● **Written task**: Write out, word for word, the first line of the data below and every line after it through the one containing "4076,4188,4225,4248,4265];".

## start Information shown

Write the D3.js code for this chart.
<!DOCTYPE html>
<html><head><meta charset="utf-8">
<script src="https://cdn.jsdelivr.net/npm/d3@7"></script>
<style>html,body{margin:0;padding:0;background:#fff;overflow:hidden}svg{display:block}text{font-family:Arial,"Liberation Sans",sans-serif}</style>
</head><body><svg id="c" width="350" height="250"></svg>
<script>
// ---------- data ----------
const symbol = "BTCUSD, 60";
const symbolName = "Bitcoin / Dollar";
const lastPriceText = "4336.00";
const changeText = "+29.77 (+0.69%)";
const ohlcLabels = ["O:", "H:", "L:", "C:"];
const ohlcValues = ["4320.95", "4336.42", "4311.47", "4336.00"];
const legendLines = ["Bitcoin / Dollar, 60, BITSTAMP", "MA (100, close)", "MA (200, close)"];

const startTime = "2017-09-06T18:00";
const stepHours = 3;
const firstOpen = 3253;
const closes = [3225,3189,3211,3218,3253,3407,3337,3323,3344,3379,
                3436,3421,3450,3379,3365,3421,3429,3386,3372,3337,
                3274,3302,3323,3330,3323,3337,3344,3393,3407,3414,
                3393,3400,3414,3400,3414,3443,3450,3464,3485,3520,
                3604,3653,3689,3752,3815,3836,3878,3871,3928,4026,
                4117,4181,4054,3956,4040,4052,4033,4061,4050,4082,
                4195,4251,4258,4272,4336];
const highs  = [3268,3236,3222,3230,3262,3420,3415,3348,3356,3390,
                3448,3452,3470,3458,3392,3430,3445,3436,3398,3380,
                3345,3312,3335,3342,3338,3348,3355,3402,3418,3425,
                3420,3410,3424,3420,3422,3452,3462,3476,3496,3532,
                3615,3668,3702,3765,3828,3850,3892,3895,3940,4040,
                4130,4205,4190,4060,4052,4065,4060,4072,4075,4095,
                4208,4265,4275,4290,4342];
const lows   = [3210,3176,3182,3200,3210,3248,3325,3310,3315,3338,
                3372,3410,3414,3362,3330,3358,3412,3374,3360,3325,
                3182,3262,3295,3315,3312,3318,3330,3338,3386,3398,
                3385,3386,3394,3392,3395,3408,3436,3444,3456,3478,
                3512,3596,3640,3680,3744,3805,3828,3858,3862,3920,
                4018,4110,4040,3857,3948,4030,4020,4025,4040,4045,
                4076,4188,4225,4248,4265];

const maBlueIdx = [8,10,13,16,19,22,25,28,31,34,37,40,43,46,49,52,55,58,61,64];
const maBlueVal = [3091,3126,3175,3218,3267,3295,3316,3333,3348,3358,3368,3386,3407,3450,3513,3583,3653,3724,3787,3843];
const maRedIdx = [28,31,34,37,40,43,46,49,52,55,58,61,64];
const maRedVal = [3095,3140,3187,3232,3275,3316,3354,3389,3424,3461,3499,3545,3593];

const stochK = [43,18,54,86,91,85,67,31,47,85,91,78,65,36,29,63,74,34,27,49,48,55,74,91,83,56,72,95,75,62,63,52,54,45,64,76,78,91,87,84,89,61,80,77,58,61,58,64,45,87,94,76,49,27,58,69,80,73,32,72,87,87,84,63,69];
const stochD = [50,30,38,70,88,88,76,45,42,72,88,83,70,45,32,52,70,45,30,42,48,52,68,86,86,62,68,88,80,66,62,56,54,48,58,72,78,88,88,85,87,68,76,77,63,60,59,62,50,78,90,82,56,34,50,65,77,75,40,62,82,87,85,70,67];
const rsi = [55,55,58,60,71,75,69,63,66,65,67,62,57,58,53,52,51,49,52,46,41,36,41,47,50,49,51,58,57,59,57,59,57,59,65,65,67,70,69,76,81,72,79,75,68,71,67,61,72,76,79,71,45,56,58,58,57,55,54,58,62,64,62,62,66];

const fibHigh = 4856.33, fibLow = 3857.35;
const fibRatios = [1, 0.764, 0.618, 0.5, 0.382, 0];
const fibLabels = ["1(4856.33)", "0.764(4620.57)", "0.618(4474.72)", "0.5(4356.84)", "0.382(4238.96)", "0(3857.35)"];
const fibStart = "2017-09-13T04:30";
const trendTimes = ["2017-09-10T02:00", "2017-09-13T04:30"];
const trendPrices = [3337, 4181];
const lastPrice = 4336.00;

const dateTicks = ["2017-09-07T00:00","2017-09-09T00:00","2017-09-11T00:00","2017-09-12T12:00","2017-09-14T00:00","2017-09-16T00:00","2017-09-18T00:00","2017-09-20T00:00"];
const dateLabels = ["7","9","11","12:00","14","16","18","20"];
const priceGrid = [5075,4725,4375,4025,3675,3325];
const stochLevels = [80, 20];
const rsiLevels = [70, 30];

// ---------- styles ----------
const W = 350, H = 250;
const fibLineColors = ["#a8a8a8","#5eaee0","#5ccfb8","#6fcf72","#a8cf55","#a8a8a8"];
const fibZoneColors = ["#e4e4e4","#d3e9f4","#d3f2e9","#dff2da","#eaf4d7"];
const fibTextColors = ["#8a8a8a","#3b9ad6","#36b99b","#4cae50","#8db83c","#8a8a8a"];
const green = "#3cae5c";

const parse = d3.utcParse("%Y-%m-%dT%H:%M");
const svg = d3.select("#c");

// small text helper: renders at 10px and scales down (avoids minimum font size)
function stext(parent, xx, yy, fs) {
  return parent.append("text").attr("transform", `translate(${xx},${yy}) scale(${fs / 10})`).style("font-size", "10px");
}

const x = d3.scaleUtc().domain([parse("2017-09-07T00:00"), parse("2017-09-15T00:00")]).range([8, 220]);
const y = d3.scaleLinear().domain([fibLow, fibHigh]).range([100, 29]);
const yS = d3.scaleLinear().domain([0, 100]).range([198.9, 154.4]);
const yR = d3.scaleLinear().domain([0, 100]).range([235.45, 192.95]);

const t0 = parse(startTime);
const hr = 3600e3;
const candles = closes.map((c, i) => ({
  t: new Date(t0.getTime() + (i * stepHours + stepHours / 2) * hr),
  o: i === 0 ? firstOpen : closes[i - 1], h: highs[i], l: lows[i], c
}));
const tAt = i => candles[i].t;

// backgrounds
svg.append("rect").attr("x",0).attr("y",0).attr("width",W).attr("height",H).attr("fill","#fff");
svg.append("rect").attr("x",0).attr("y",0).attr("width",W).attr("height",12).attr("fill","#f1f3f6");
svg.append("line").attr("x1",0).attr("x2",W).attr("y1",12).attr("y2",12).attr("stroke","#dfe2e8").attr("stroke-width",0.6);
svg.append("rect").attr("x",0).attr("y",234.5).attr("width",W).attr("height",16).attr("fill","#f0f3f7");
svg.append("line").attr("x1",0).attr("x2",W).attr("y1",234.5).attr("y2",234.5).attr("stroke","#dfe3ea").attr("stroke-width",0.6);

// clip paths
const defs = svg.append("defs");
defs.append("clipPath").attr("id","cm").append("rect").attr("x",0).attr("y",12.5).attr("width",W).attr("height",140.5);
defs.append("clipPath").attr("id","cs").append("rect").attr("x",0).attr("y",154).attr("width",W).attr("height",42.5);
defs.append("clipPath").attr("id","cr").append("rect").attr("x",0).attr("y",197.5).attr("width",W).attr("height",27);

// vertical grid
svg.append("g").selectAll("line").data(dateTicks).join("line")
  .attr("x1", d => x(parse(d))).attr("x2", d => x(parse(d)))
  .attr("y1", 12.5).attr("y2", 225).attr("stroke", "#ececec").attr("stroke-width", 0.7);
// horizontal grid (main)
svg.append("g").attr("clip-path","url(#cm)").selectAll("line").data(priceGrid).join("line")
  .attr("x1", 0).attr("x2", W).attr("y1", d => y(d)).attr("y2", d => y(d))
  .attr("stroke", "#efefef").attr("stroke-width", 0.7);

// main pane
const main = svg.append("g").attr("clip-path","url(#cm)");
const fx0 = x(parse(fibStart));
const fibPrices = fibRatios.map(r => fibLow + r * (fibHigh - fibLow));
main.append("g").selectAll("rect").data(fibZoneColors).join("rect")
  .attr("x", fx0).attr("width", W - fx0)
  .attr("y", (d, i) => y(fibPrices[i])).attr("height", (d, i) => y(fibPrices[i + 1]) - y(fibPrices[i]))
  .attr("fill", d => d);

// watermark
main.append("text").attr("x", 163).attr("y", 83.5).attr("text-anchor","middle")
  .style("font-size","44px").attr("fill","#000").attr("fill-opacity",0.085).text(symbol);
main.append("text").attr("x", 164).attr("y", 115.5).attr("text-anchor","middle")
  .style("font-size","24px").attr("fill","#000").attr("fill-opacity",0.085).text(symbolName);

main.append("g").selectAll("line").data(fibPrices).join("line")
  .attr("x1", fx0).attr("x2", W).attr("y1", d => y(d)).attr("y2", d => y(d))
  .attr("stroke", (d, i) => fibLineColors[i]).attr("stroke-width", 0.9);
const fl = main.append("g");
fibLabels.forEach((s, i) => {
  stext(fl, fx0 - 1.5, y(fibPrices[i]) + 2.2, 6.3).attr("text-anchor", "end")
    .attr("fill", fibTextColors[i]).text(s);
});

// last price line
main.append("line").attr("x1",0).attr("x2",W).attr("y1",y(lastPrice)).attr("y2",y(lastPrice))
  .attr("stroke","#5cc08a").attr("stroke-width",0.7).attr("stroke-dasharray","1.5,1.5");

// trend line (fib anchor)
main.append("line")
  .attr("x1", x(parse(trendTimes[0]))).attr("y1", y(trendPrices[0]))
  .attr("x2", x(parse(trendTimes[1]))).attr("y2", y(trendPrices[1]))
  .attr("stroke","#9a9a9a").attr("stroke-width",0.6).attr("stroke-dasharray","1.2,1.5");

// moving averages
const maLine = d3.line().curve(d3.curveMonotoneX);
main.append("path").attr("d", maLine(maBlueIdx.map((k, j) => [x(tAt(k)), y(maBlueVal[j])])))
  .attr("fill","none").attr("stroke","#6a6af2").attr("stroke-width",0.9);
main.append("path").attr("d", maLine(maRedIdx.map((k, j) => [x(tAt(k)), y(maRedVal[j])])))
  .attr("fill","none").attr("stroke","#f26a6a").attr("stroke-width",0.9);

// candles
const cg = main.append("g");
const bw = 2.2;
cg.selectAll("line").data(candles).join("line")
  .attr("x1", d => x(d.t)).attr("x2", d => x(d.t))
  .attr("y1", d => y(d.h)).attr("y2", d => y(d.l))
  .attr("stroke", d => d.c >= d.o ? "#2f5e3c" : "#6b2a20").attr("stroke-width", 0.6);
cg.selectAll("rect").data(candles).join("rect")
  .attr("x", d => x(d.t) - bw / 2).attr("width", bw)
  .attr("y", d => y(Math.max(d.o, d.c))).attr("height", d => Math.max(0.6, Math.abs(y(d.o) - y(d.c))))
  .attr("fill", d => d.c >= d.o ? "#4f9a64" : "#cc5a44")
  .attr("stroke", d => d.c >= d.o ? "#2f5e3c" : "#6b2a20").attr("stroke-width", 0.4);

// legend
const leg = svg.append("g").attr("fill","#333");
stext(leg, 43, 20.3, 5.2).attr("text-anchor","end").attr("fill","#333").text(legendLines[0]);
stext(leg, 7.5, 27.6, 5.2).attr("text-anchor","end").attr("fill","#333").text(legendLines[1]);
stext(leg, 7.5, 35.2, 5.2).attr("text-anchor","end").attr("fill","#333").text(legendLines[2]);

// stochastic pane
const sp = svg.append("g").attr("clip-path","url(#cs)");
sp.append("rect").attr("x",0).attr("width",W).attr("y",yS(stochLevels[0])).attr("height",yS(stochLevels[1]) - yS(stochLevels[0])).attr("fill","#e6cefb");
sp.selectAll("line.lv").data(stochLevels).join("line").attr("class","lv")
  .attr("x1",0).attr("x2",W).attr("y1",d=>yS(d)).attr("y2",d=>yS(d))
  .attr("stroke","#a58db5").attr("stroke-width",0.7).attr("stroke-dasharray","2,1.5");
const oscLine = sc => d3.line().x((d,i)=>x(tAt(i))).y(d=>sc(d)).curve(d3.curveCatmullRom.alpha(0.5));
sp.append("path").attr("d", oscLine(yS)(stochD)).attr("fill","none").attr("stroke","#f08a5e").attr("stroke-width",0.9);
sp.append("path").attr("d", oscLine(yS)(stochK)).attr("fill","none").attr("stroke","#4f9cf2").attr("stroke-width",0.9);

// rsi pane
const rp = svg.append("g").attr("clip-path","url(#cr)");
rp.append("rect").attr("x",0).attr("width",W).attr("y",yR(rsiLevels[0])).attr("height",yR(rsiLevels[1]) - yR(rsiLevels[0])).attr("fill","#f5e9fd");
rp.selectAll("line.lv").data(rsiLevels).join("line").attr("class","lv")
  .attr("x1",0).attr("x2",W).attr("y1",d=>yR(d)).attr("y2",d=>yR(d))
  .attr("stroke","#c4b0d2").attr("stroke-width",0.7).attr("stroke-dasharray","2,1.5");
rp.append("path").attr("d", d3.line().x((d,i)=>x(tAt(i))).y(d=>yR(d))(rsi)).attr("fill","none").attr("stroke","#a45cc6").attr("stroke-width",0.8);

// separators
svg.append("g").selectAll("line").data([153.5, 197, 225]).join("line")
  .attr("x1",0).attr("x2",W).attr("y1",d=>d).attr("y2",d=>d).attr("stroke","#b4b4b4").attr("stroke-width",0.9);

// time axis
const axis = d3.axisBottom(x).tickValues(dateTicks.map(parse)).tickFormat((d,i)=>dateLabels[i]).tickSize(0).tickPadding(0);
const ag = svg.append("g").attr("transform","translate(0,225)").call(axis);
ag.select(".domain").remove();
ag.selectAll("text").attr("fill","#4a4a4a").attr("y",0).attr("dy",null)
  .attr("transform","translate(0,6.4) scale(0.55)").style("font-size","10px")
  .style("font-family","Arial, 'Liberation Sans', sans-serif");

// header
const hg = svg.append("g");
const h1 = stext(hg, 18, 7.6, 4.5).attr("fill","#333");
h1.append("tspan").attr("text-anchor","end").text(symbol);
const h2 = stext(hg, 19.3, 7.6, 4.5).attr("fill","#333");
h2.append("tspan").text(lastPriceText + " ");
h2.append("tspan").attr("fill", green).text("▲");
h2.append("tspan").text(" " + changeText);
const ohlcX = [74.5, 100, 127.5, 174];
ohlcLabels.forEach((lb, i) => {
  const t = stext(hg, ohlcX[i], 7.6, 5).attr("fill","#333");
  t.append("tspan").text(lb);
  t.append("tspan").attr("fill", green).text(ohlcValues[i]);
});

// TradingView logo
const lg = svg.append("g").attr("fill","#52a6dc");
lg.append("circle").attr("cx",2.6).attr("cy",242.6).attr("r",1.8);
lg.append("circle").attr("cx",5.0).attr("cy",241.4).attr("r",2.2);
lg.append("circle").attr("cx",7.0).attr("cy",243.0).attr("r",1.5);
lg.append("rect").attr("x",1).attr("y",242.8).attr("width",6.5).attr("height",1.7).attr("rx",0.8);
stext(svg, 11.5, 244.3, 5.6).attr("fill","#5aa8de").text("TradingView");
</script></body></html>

## end Information shown

● **Output for this exercise**:
Write the D3.js code for this chart.
<!DOCTYPE html>
<html><head><meta charset="utf-8">
<script src="https://cdn.jsdelivr.net/npm/d3@7"></script>
<style>html,body{margin:0;padding:0;background:#fff;overflow:hidden}svg{display:block}text{font-family:Arial,"Liberation Sans",sans-serif}</style>
</head><body><svg id="c" width="350" height="250"></svg>
<script>
// ---------- data ----------
const symbol = "BTCUSD, 60";
const symbolName = "Bitcoin / Dollar";
const lastPriceText = "4336.00";
const changeText = "+29.77 (+0.69%)";
const ohlcLabels = ["O:", "H:", "L:", "C:"];
const ohlcValues = ["4320.95", "4336.42", "4311.47", "4336.00"];
const legendLines = ["Bitcoin / Dollar, 60, BITSTAMP", "MA (100, close)", "MA (200, close)"];

const startTime = "2017-09-06T18:00";
const stepHours = 3;
const firstOpen = 3253;
const closes = [3225,3189,3211,3218,3253,3407,3337,3323,3344,3379,
                3436,3421,3450,3379,3365,3421,3429,3386,3372,3337,
                3274,3302,3323,3330,3323,3337,3344,3393,3407,3414,
                3393,3400,3414,3400,3414,3443,3450,3464,3485,3520,
                3604,3653,3689,3752,3815,3836,3878,3871,3928,4026,
                4117,4181,4054,3956,4040,4052,4033,4061,4050,4082,
                4195,4251,4258,4272,4336];
const highs  = [3268,3236,3222,3230,3262,3420,3415,3348,3356,3390,
                3448,3452,3470,3458,3392,3430,3445,3436,3398,3380,
                3345,3312,3335,3342,3338,3348,3355,3402,3418,3425,
                3420,3410,3424,3420,3422,3452,3462,3476,3496,3532,
                3615,3668,3702,3765,3828,3850,3892,3895,3940,4040,
                4130,4205,4190,4060,4052,4065,4060,4072,4075,4095,
                4208,4265,4275,4290,4342];
const lows   = [3210,3176,3182,3200,3210,3248,3325,3310,3315,3338,
                3372,3410,3414,3362,3330,3358,3412,3374,3360,3325,
                3182,3262,3295,3315,3312,3318,3330,3338,3386,3398,
                3385,3386,3394,3392,3395,3408,3436,3444,3456,3478,
                3512,3596,3640,3680,3744,3805,3828,3858,3862,3920,
                4018,4110,4040,3857,3948,4030,4020,4025,4040,4045,
                4076,4188,4225,4248,4265];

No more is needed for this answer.